Start

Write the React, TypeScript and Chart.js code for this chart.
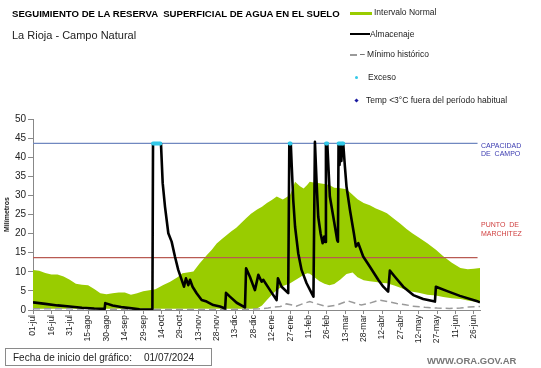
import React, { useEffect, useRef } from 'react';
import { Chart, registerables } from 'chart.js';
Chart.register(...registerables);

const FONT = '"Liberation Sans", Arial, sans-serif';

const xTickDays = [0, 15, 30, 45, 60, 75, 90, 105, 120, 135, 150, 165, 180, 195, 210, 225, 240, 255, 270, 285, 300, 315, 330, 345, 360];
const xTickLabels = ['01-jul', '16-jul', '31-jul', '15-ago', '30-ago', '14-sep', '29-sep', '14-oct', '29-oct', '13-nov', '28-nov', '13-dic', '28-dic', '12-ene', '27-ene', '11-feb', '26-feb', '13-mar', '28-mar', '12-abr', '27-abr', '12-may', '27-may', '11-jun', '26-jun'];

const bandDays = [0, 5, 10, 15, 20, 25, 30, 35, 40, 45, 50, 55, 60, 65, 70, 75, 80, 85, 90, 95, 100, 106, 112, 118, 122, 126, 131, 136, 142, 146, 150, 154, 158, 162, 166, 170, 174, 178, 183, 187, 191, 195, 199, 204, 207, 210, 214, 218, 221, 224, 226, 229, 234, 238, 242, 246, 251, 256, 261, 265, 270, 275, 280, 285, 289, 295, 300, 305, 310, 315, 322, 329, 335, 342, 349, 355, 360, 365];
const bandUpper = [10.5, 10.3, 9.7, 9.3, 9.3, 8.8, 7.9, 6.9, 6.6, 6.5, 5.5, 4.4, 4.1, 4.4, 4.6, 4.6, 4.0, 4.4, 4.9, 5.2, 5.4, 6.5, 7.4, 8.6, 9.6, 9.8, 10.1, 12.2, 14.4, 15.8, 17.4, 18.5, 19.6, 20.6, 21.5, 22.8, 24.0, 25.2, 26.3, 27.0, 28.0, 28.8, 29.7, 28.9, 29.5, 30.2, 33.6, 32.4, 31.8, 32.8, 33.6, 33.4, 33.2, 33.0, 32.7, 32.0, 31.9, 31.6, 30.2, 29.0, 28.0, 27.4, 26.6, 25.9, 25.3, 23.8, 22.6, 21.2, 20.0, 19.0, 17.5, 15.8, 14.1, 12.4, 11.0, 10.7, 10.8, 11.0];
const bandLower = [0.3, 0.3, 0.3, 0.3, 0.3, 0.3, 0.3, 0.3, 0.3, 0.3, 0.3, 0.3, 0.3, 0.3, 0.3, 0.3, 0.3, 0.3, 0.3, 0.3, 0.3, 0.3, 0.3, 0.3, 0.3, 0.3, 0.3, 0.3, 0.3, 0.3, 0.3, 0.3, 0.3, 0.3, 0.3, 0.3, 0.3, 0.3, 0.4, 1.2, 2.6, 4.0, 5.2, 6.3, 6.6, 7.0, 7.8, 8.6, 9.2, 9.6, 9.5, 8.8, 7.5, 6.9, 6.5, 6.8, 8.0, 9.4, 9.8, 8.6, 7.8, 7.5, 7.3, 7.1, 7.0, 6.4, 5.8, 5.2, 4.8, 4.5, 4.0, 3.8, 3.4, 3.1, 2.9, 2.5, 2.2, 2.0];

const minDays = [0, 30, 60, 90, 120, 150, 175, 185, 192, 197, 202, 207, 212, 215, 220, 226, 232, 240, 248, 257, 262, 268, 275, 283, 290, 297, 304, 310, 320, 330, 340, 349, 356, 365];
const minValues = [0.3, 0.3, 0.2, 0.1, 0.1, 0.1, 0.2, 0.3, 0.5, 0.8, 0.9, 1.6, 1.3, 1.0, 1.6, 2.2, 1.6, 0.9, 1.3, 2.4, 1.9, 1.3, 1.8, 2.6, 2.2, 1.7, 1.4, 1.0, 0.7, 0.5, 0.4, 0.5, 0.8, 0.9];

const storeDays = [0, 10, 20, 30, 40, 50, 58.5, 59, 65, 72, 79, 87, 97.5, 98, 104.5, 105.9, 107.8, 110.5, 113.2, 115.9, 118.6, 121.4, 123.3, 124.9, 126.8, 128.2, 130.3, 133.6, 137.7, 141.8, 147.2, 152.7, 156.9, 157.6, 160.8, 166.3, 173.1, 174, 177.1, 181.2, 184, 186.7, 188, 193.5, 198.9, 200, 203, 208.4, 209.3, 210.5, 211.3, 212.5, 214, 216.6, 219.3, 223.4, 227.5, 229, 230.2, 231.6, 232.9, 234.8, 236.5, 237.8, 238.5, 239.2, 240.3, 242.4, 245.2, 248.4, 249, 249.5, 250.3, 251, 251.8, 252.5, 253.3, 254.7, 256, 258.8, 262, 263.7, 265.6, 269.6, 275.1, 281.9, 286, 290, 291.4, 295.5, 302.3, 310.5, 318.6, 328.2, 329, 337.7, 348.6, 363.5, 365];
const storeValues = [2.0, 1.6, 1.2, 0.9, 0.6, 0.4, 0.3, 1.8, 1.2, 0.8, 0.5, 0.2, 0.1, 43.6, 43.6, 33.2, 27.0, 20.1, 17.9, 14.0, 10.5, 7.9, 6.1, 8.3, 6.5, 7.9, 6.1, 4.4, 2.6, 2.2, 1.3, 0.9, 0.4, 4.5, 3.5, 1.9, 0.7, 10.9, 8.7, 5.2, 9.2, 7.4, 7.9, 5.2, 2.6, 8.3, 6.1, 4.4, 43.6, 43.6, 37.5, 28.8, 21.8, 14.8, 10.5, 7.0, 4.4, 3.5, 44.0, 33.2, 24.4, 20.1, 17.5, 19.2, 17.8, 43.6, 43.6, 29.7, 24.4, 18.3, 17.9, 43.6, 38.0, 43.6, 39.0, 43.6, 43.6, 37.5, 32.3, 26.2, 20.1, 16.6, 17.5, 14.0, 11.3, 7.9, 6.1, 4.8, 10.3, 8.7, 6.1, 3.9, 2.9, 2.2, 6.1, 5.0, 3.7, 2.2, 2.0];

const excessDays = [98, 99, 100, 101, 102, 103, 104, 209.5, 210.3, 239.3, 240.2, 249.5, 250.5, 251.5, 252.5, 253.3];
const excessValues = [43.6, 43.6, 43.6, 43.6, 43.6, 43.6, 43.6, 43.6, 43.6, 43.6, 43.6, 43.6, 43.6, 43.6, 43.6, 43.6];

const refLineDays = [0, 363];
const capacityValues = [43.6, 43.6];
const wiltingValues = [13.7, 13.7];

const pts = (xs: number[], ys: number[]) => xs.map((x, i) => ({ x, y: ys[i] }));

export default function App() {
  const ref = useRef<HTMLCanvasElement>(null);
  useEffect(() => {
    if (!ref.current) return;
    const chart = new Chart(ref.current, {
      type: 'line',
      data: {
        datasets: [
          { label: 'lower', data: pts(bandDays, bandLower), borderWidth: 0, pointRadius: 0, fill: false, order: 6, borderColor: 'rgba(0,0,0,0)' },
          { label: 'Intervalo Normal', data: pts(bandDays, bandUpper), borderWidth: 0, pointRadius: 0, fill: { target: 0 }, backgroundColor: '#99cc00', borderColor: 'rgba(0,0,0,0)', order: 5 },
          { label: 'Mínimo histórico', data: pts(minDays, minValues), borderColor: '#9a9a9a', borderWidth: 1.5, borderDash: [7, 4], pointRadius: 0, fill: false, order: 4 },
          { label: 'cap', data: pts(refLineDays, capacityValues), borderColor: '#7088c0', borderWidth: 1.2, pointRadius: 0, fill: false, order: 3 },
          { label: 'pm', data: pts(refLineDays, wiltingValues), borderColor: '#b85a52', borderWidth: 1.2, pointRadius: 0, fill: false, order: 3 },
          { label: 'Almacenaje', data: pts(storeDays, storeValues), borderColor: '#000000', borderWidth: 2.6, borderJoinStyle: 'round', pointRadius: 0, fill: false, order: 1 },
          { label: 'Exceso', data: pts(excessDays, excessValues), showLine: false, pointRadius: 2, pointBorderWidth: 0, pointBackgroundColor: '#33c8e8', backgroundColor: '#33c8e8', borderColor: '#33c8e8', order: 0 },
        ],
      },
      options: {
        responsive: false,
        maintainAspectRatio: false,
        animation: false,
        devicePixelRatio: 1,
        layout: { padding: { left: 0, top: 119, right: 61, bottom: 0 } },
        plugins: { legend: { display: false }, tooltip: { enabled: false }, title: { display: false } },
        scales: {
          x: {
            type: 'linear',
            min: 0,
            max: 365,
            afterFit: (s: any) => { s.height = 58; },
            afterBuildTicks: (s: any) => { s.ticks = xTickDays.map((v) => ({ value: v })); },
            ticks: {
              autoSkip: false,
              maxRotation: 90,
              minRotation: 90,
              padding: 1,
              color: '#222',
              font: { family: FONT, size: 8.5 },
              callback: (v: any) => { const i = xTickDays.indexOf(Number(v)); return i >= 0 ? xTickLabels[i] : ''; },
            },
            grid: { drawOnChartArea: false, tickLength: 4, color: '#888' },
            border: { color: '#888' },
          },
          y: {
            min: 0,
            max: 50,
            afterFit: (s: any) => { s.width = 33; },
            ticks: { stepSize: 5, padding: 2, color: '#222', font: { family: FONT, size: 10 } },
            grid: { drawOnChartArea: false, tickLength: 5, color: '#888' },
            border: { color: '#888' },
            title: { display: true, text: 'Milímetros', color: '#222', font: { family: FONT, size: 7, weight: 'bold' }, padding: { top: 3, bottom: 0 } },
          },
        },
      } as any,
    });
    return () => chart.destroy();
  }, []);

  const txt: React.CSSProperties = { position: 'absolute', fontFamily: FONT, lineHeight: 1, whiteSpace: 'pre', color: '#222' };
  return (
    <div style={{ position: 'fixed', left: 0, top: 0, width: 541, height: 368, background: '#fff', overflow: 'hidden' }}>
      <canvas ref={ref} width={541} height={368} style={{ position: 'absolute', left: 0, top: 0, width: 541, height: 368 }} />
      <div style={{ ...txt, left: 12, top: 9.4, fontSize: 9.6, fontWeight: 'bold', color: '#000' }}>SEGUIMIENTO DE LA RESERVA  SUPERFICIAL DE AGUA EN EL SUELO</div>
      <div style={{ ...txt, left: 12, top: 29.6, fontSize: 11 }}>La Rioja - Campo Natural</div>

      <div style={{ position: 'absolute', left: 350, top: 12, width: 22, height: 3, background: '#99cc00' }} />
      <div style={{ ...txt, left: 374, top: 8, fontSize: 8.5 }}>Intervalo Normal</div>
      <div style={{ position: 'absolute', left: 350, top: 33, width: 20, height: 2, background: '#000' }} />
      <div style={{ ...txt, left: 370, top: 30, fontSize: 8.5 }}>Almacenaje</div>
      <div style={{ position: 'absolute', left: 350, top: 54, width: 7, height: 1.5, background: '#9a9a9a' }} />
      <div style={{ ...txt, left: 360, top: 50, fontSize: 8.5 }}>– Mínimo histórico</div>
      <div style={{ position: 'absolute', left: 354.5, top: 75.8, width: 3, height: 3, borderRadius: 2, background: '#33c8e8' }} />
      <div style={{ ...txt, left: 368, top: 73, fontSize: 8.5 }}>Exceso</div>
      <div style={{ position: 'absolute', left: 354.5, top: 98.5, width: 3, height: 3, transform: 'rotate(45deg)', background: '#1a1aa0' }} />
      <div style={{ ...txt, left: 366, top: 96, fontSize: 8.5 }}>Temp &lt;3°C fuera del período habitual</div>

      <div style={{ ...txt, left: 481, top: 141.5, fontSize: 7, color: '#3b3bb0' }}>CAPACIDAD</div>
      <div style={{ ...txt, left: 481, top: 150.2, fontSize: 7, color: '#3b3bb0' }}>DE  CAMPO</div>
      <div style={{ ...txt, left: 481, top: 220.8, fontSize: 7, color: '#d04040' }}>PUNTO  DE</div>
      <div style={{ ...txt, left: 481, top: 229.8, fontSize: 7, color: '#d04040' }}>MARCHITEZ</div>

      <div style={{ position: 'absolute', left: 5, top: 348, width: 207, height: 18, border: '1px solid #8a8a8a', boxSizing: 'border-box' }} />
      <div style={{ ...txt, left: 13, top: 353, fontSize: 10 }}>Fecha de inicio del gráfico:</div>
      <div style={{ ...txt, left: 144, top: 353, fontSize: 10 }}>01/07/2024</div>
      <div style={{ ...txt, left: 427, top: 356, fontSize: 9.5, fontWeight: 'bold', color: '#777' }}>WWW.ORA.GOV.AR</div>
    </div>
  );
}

End

Work instructions = Each line that holds the string "React" counts once; give the total and nothing else.

Exercise result = 3